After consultations with her spiritual adviser, Swami Satchidananda, she set the date for Sept. 12.

"I'm looking very much toward marriage," the 34-year-old reporter says. "I want to do it in a very ecumenical ceremony. My swami will be coming up from Virginia, and I want to incorporate him with a rabbi, a Tibetan monk, maybe somone from the Islamic faith. I want the ceremony to be something people can share so they can come together in a positive way, to feel the positive energy."

A word about Pemmaraju's reliance on her swami before the false impression is formed that she is some kind of mystic kook.

Pemmaraju was 6 years old when her parents moved to San Antonio from Rajahmundry, India. They were the only Indians in San Antonio, and one of the few Indian families then in Texas.

Her father, a research scientist specializing in birth control, was invited to Texas to direct a new foundation for population studies.

Her mother, a housewife from a prominent Indian family, sought to balance her wish to impart Indian cultural values to her daughter and two sons while allowing them to grow up American.

Lacking a Hindu temple in San Antonio, the family eventually sought the spiritual guidance of Swami Satchidananda after he was invited to the United States by artist Peter Max for the opening ceremonies at Woodstock.

The swami, who planned to stay three days, has been here ever since. He runs an ashram in Virginia and counsels thousands with his philosophy of "one goal, many paths."

"He is more than just a spiritual teacher to my family," Pemmaraju says. "To me he's more like a grandfather. He's my confidant, and I can tell him my innermost thoughts. He helped my family bridge the gap between Indian and American culture. He is very modern in many ways."

Pemmaraju is a strict vegetarian, another reflection of her balancing act between Indian and American culture. Her mother, she says, dabbled in carnivorous cuisine when her children were small because she did not want them to feel alienated from the prevailing Texas culture of the time, particularly at school, where vegetarianism was considered weird.

But she eventually gave up the effort, telling her children they could do as they pleased outside their home, but the flesh of dead animals would no longer be served from her kitchen.

Pemmaraju says her interest in journalism stemmed from family connections.

Her grandfather was a newspaper publisher, she says, in south India. As a child, she kept a daily diary filled with reflections about world affairs brought into her San Antonio house via television.

As a teen-ager and through college, she worked for a local newspaper and television station. She eventually became a reporter in Dallas and Baltimore, winning an Emmy one year in Baltimore for a report about a nearly drowned child who was rescued from the brink in a bizarre set of circumstances.

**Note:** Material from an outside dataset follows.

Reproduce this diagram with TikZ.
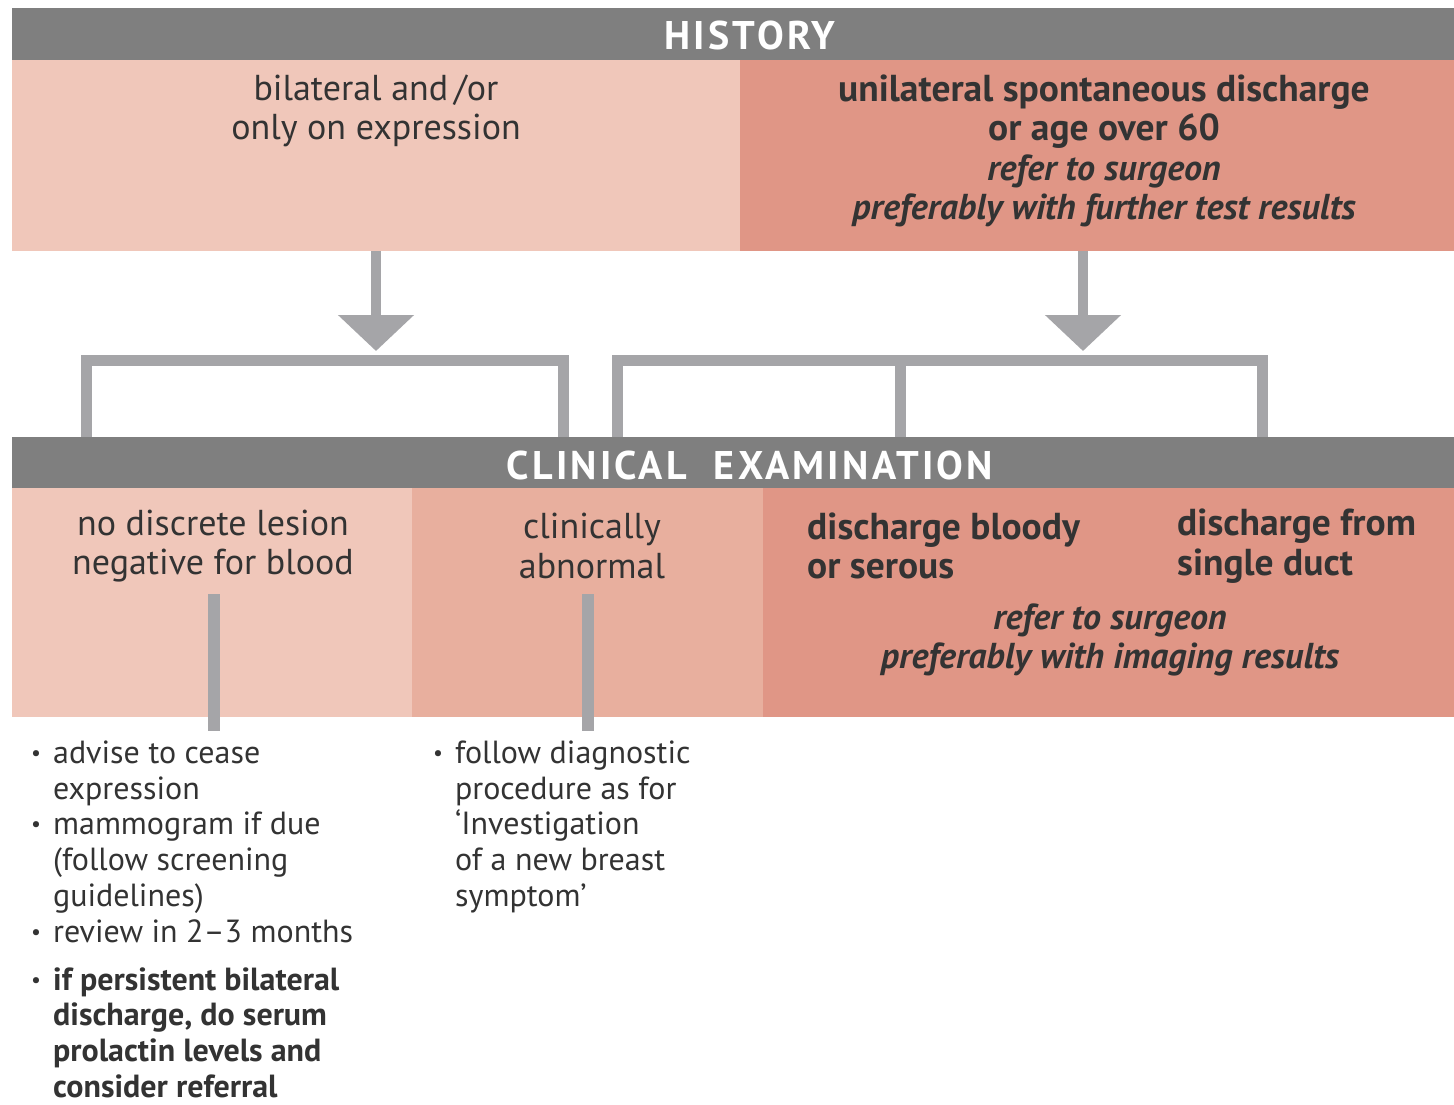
\documentclass[tikz,border=0pt]{standalone}
\usepackage{fontspec}
\setmainfont{PT Sans}
\usetikzlibrary{arrows.meta}
\definecolor{barg}{HTML}{7F7F7F}
\definecolor{lineg}{HTML}{A5A5A8}
\definecolor{pkA}{HTML}{F0C7BA}
\definecolor{pkB}{HTML}{E8AF9E}
\definecolor{pkC}{HTML}{E09686}
\definecolor{txt}{HTML}{333333}
\newcommand{\bfbig}{\fontsize{37.5}{39.5}\selectfont\bfseries}
\newcommand{\itbig}{\fontsize{36}{39.5}\selectfont\bfseries\itshape}
\newcommand{\blt}{{\fontsize{22}{22}\selectfont\raisebox{3pt}{•}}}
\begin{document}
\begin{tikzpicture}[x=1pt,y=-1pt,
  box/.style={anchor=north west, inner sep=0, outer sep=0, draw=none},
  bar/.style={box, fill=barg},
  bartext/.style={text=white, inner sep=0, font=\fontsize{40}{44}\selectfont\bfseries\addfontfeature{LetterSpace=8}},
  lbl/.style={text=txt, align=center, inner sep=0, font=\fontsize{36}{39.5}\selectfont},
  blbl/.style={lbl, font=\bfbig},
  llbl/.style={blbl, align=left, anchor=west},
  conn/.style={draw=lineg, line width=10pt},
  brk/.style={draw=lineg, line width=11pt, line join=miter},
  vline/.style={draw=lineg, line width=12pt},
  blist/.style={text=txt, anchor=north west, inner sep=0, font=\fontsize{32}{35.8}\selectfont},
]
\fill[white] (0,0) rectangle (1454,1105);
\useasboundingbox (0,0) rectangle (1454,1105);

% HISTORY
\node[bar, minimum width=1442, minimum height=52] (hist) at (12,8) {};
\node[bartext] (histt) at (750,36) {HISTORY};
\node[box, fill=pkA, minimum width=728, minimum height=191] (tl) at (12,60) {};
\node[box, fill=pkC, minimum width=714, minimum height=191] (tr) at (740,60) {};
\node[lbl] (tlt) at (376,111) {bilateral and\,/or\\only on expression};
\node[blbl] (trt) at (1104,151) {unilateral spontaneous discharge\\or age over 60\\\itbig refer to surgeon\\\itbig preferably with further test results};

% arrows
\coordinate (a1) at (376,351);
\coordinate (a2) at (1083,351);
\draw[conn, -{Triangle[length=36pt, width=74pt]}] (tl.south) -- (a1);
\draw[conn, -{Triangle[length=36pt, width=74pt]}] (a2 |- tr.south) -- (a2);

% CLINICAL EXAMINATION
\node[bar, minimum width=1442, minimum height=52] (ce) at (12,437) {};
\node[bartext] (cet) at (750,465) {CLINICAL\hspace{14pt} EXAMINATION};

% brackets
\draw[brk] (86,437) -- (86,360) -- (563,360) -- (563,437);
\draw[brk] (617,437) -- (617,360) -- (1262,360) -- (1262,437);
\draw[brk] (900,360) -- (900,437);

% bottom boxes
\node[box, fill=pkA, minimum width=400, minimum height=229] (b1) at (12,488) {};
\node[box, fill=pkB, minimum width=351, minimum height=229] (b2) at (412,488) {};
\node[box, fill=pkC, minimum width=691, minimum height=229] (b3) at (763,488) {};

\node[lbl] (b1t) at (213,546) {no discrete lesion\\negative for blood};
\node[lbl] (b2t) at (592,546) {clinically\\abnormal};
\node[llbl] (b3a) at (807,546) {discharge bloody\\or serous};
\node[llbl] (b3b) at (1177,546) {discharge from\\single duct};
\node[lbl, font=\itbig] (b3c) at (1110,640) {refer to surgeon\\preferably with imaging results};

% lists
\node[blist] (l1) at (31,738) {%
\begin{tabular}{@{}l@{\hspace{12pt}}l@{}}
\blt & advise to cease\\
 & expression\\
\blt & mammogram if due\\
 & (follow screening\\
 & guidelines)\\
\blt & review in 2–3 months\\[12pt]
\blt & \bfseries if persistent bilateral\\
 & \bfseries discharge, do serum\\
 & \bfseries prolactin levels and\\
 & \bfseries consider referral
\end{tabular}};
\node[blist] (l2) at (433,738) {%
\begin{tabular}{@{}l@{\hspace{12pt}}l@{}}
\blt & follow diagnostic\\
 & procedure as for\\
 & ‘Investigation\\
 & of a new breast\\
 & symptom’
\end{tabular}};

% connectors to lists
\coordinate (v1) at (214,731);
\coordinate (v2) at (588,731);
\draw[vline] (v1 |- 0,594) -- (v1);
\draw[vline] (v2 |- 0,594) -- (v2);
\end{tikzpicture}
\end{document}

A workaholic who gets by on four hours of sleep a night, Pemmaraju has had her share of journalistic coups and weird encounters.

As a result of her friendship with Kitty Dukakis, she was first to break the story of Michael Dukakis' decision to enter the 1988 presidential race. Later that year, while she was setting up a feature for WBZ-TV's late, lamented "Evening Magazine" in Brighton's Star Market, two masked men ran in, ordering everybody to freeze while they robbed the cashier. Pemmaraju said later, "I've been sent out to crime locations before, but this was the first time one came to me."

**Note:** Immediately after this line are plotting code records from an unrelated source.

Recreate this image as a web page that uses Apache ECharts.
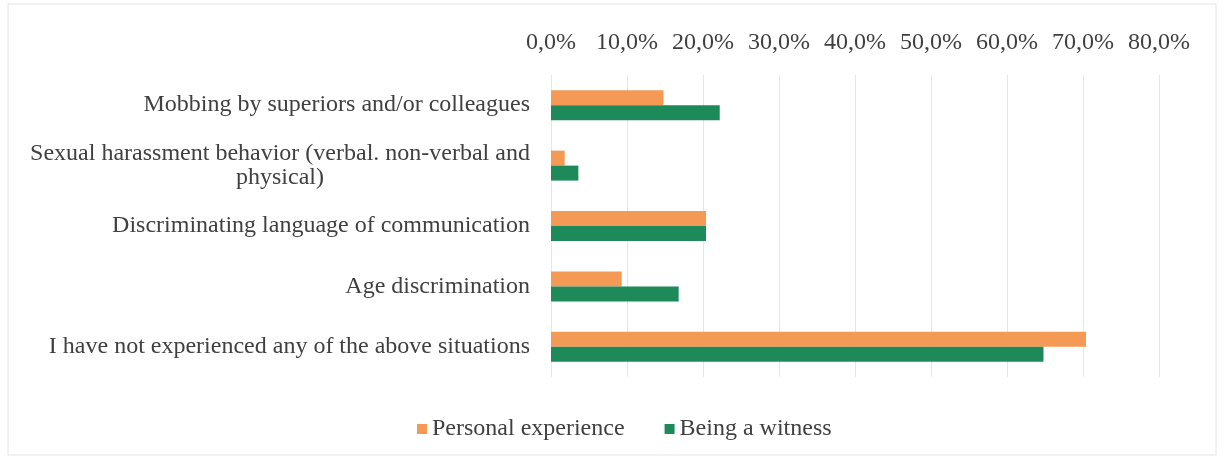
<!DOCTYPE html>
<html>
<head>
<meta charset="utf-8">
<script src="https://cdn.jsdelivr.net/npm/echarts@6/dist/echarts.min.js"></script>
<style>
  html, body { margin: 0; padding: 0; background: #fff; }
  #chart { width: 1224px; height: 460px; }
</style>
</head>
<body>
<div id="chart"></div>
<script>
// categories, top to bottom
const categories = [
  "Mobbing by superiors and/or colleagues",
  "Sexual harassment behavior (verbal. non-verbal and\nphysical)",
  "Discriminating language of communication",
  "Age discrimination",
  "I have not experienced any of the above situations"
];
const personalExperience = [14.8, 1.8, 20.4, 9.3, 70.4];
const beingWitness = [22.2, 3.6, 20.4, 16.8, 64.8];
const xTicks = [0, 10, 20, 30, 40, 50, 60, 70, 80];

const chart = echarts.init(document.getElementById("chart"));
const serif = "Liberation Serif";

const option = {
  animation: false,
  textStyle: { fontFamily: serif },
  graphic: [{
    type: "rect",
    shape: { x: 8, y: 4, width: 1208, height: 451 },
    style: { fill: "none", stroke: "#e4e4e4", lineWidth: 1 }
  }],
  legend: {
    data: ["Personal experience", "Being a witness"],
    bottom: 14,
    left: 412,
    icon: "rect",
    itemWidth: 10,
    itemHeight: 10,
    itemGap: 40,
    textStyle: { fontFamily: serif, fontSize: 24, color: "#404040" }
  },
  grid: { left: 551, right: 65, top: 75, bottom: 83 },
  xAxis: {
    type: "value",
    position: "top",
    min: xTicks[0],
    max: xTicks[xTicks.length - 1],
    interval: 10,
    axisLine: { show: false },
    axisTick: { show: false },
    splitLine: { lineStyle: { color: "#e6e6e6" } },
    axisLabel: {
      fontFamily: serif,
      fontSize: 24,
      color: "#404040",
      margin: 20,
      formatter: v => v.toFixed(1).replace(".", ",") + "%"
    }
  },
  yAxis: {
    type: "category",
    inverse: true,
    data: categories,
    axisLine: { show: false },
    axisTick: { show: false },
    axisLabel: {
      fontFamily: serif,
      fontSize: 24,
      color: "#404040",
      margin: 21,
      lineHeight: 24,
      align: "right",
      formatter: v => v.indexOf("\n") < 0 ? v :
        v.split("\n").map(s => "{c|" + s + "}").join("\n"),
      rich: {
        c: { fontFamily: serif, fontSize: 24, color: "#404040", lineHeight: 24, width: 500, align: "center" }
      }
    }
  },
  series: [
    {
      name: "Personal experience",
      type: "bar",
      data: personalExperience,
      barWidth: 15,
      barGap: "0%",
      itemStyle: { color: "#f59a55" }
    },
    {
      name: "Being a witness",
      type: "bar",
      data: beingWitness,
      barWidth: 15,
      itemStyle: { color: "#1e8a5a" }
    }
  ]
};
chart.setOption(option);
</script>
</body>
</html>
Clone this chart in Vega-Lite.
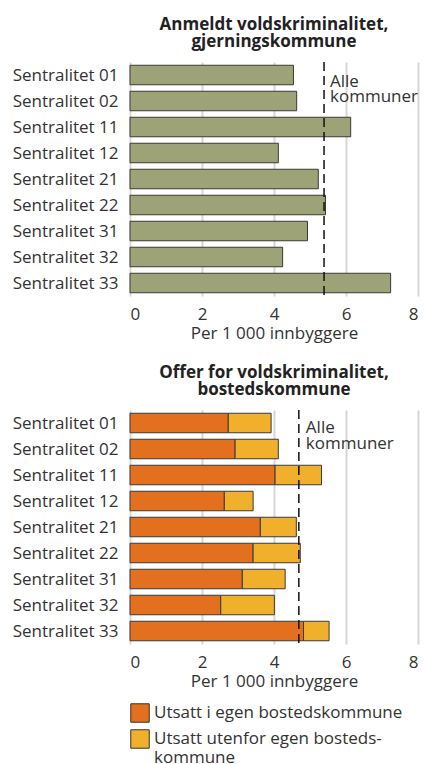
{
  "$schema": "https://vega.github.io/schema/vega-lite/v6.json",
  "padding": {"left": 12, "top": 16, "right": 5, "bottom": 0},
  "background": "white",
  "config": {
    "font": "Open Sans",
    "view": {"stroke": null},
    "axis": {
      "labelFont": "Open Sans",
      "labelFontSize": 17,
      "labelColor": "#333333",
      "titleFont": "Open Sans",
      "titleFontSize": 17,
      "titleFontWeight": "normal",
      "titleColor": "#333333",
      "gridColor": "#d6d6d6",
      "gridWidth": 2,
      "gridOpacity": 1,
      "ticks": false,
      "domain": false
    },
    "title": {
      "font": "Open Sans",
      "fontSize": 17,
      "fontWeight": "bold",
      "color": "#222222",
      "anchor": "middle",
      "frame": "group",
      "lineHeight": 17,
      "offset": 2
    },
    "legend": {
      "labelFont": "Open Sans",
      "labelFontSize": 17,
      "labelColor": "#333333",
      "labelLimit": 400
    }
  },
  "datasets": {
    "anmeldt": [
      {"sentralitet": "Sentralitet 01", "value": 4.54},
      {"sentralitet": "Sentralitet 02", "value": 4.63},
      {"sentralitet": "Sentralitet 11", "value": 6.13},
      {"sentralitet": "Sentralitet 12", "value": 4.12},
      {"sentralitet": "Sentralitet 21", "value": 5.23},
      {"sentralitet": "Sentralitet 22", "value": 5.43},
      {"sentralitet": "Sentralitet 31", "value": 4.93},
      {"sentralitet": "Sentralitet 32", "value": 4.24},
      {"sentralitet": "Sentralitet 33", "value": 7.24}
    ],
    "anmeldt_alle": [{"sentralitet": "Sentralitet 01", "value": 5.39}],
    "offer": [
      {"sentralitet": "Sentralitet 01", "kategori": "Utsatt i egen bostedskommune", "value": 2.73},
      {"sentralitet": "Sentralitet 01", "kategori": "Utsatt utenfor egen bostedskommune", "value": 1.19},
      {"sentralitet": "Sentralitet 02", "kategori": "Utsatt i egen bostedskommune", "value": 2.92},
      {"sentralitet": "Sentralitet 02", "kategori": "Utsatt utenfor egen bostedskommune", "value": 1.2},
      {"sentralitet": "Sentralitet 11", "kategori": "Utsatt i egen bostedskommune", "value": 4.03},
      {"sentralitet": "Sentralitet 11", "kategori": "Utsatt utenfor egen bostedskommune", "value": 1.29},
      {"sentralitet": "Sentralitet 12", "kategori": "Utsatt i egen bostedskommune", "value": 2.62},
      {"sentralitet": "Sentralitet 12", "kategori": "Utsatt utenfor egen bostedskommune", "value": 0.8},
      {"sentralitet": "Sentralitet 21", "kategori": "Utsatt i egen bostedskommune", "value": 3.62},
      {"sentralitet": "Sentralitet 21", "kategori": "Utsatt utenfor egen bostedskommune", "value": 1.0},
      {"sentralitet": "Sentralitet 22", "kategori": "Utsatt i egen bostedskommune", "value": 3.42},
      {"sentralitet": "Sentralitet 22", "kategori": "Utsatt utenfor egen bostedskommune", "value": 1.31},
      {"sentralitet": "Sentralitet 31", "kategori": "Utsatt i egen bostedskommune", "value": 3.12},
      {"sentralitet": "Sentralitet 31", "kategori": "Utsatt utenfor egen bostedskommune", "value": 1.19},
      {"sentralitet": "Sentralitet 32", "kategori": "Utsatt i egen bostedskommune", "value": 2.52},
      {"sentralitet": "Sentralitet 32", "kategori": "Utsatt utenfor egen bostedskommune", "value": 1.49},
      {"sentralitet": "Sentralitet 33", "kategori": "Utsatt i egen bostedskommune", "value": 4.82},
      {"sentralitet": "Sentralitet 33", "kategori": "Utsatt utenfor egen bostedskommune", "value": 0.71}
    ],
    "offer_alle": [{"sentralitet": "Sentralitet 01", "value": 4.69}]
  },
  "vconcat": [
    {
      "width": 288,
      "height": 234,
      "title": {"text": ["Anmeldt voldskriminalitet,", "gjerningskommune"]},
      "layer": [
        {
          "data": {"name": "anmeldt"},
          "mark": {"type": "bar", "color": "#9da377", "stroke": "#3a3a3a", "strokeWidth": 1},
          "encoding": {
            "y": {"field": "sentralitet", "type": "nominal", "title": null,
                  "scale": {"paddingInner": 0.25, "paddingOuter": 0.125},
                  "axis": {"tickBand": "extent", "labelPadding": 12}},
            "x": {"field": "value", "type": "quantitative", "title": "Per 1 000 innbyggere",
                  "scale": {"domain": [0, 8]},
                  "axis": {"values": [0, 2, 4, 6, 8], "labelPadding": 10, "titlePadding": 3}}
          }
        },
        {
          "data": {"name": "anmeldt_alle"},
          "mark": {"type": "rule", "color": "#111111", "strokeWidth": 1.5, "strokeDash": [9, 5]},
          "encoding": {"x": {"field": "value", "type": "quantitative"}}
        },
        {
          "data": {"name": "anmeldt_alle"},
          "mark": {"type": "text", "text": ["Alle", "kommuner"], "align": "left", "baseline": "alphabetic",
                   "dx": 6, "dy": 12, "fontSize": 17, "lineHeight": 15, "color": "#333333"},
          "encoding": {
            "x": {"field": "value", "type": "quantitative"},
            "y": {"field": "sentralitet", "type": "nominal"}
          }
        }
      ]
    },
    {
      "width": 288,
      "height": 234,
      "title": {"text": ["Offer for voldskriminalitet,", "bostedskommune"]},
      "layer": [
        {
          "data": {"name": "offer"},
          "mark": {"type": "bar", "stroke": "#3a3a3a", "strokeWidth": 1},
          "encoding": {
            "y": {"field": "sentralitet", "type": "nominal", "title": null,
                  "scale": {"paddingInner": 0.25, "paddingOuter": 0.125},
                  "axis": {"tickBand": "extent", "labelPadding": 12}},
            "x": {"field": "value", "type": "quantitative", "stack": "zero", "title": "Per 1 000 innbyggere",
                  "scale": {"domain": [0, 8]},
                  "axis": {"values": [0, 2, 4, 6, 8], "labelPadding": 10, "titlePadding": 3}},
            "color": {"field": "kategori", "type": "nominal",
                      "scale": {"domain": ["Utsatt i egen bostedskommune", "Utsatt utenfor egen bostedskommune"],
                                "range": ["#e3701e", "#f0b02b"]},
                      "legend": {"title": null, "orient": "bottom", "direction": "vertical", "offset": 14,
                                 "symbolType": "square", "symbolSize": 340, "symbolStrokeColor": "#333333",
                                 "symbolStrokeWidth": 1, "symbolOpacity": 1, "rowPadding": 2,
                                 "labelExpr": "datum.label == 'Utsatt utenfor egen bostedskommune' ? ['Utsatt utenfor egen bosteds-', 'kommune'] : datum.label",
                                 "labelFontSize": 17}},
            "order": {"field": "kategori", "sort": "ascending"}
          }
        },
        {
          "data": {"name": "offer_alle"},
          "mark": {"type": "rule", "color": "#111111", "strokeWidth": 1.5, "strokeDash": [9, 5]},
          "encoding": {"x": {"field": "value", "type": "quantitative"}}
        },
        {
          "data": {"name": "offer_alle"},
          "mark": {"type": "text", "text": ["Alle", "kommuner"], "align": "left", "baseline": "alphabetic",
                   "dx": 7, "dy": 10, "fontSize": 17, "lineHeight": 16, "color": "#333333"},
          "encoding": {
            "x": {"field": "value", "type": "quantitative"},
            "y": {"field": "sentralitet", "type": "nominal"}
          }
        }
      ]
    }
  ],
  "spacing": 23
}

After she left WLVI-TV, Pemmaraju was interviewed by network television as a possible feature reporter and occasional anchor for such shows as "Good Morning America." But the job and the woman were not exact fits, and she eventually went to WBZ-TV, where she is today.

Some of her friends believe she is blocked from local anchor jobs because of established anchors like Liz Walker and Natalie Curtis, who appear to have infinite tenures.

Pemmaraju, however, says she does not feel caught in any way.

"It's been a good thing for me," she says about her return to local reporting. "I enjoy getting back on the local beat. There's something to be said about being in a community for a long time and knowing that people believe in you.

"Where am I headed? I'd love to be on a magazine show on the networks, or have my own production company. Maybe I'll consult on how to do wonderful television. I'd love to do children's television. I think we're entering an era where children are taken more seriously. I'd love to develop programming that meets their needs, where they are not just thought of just as kids."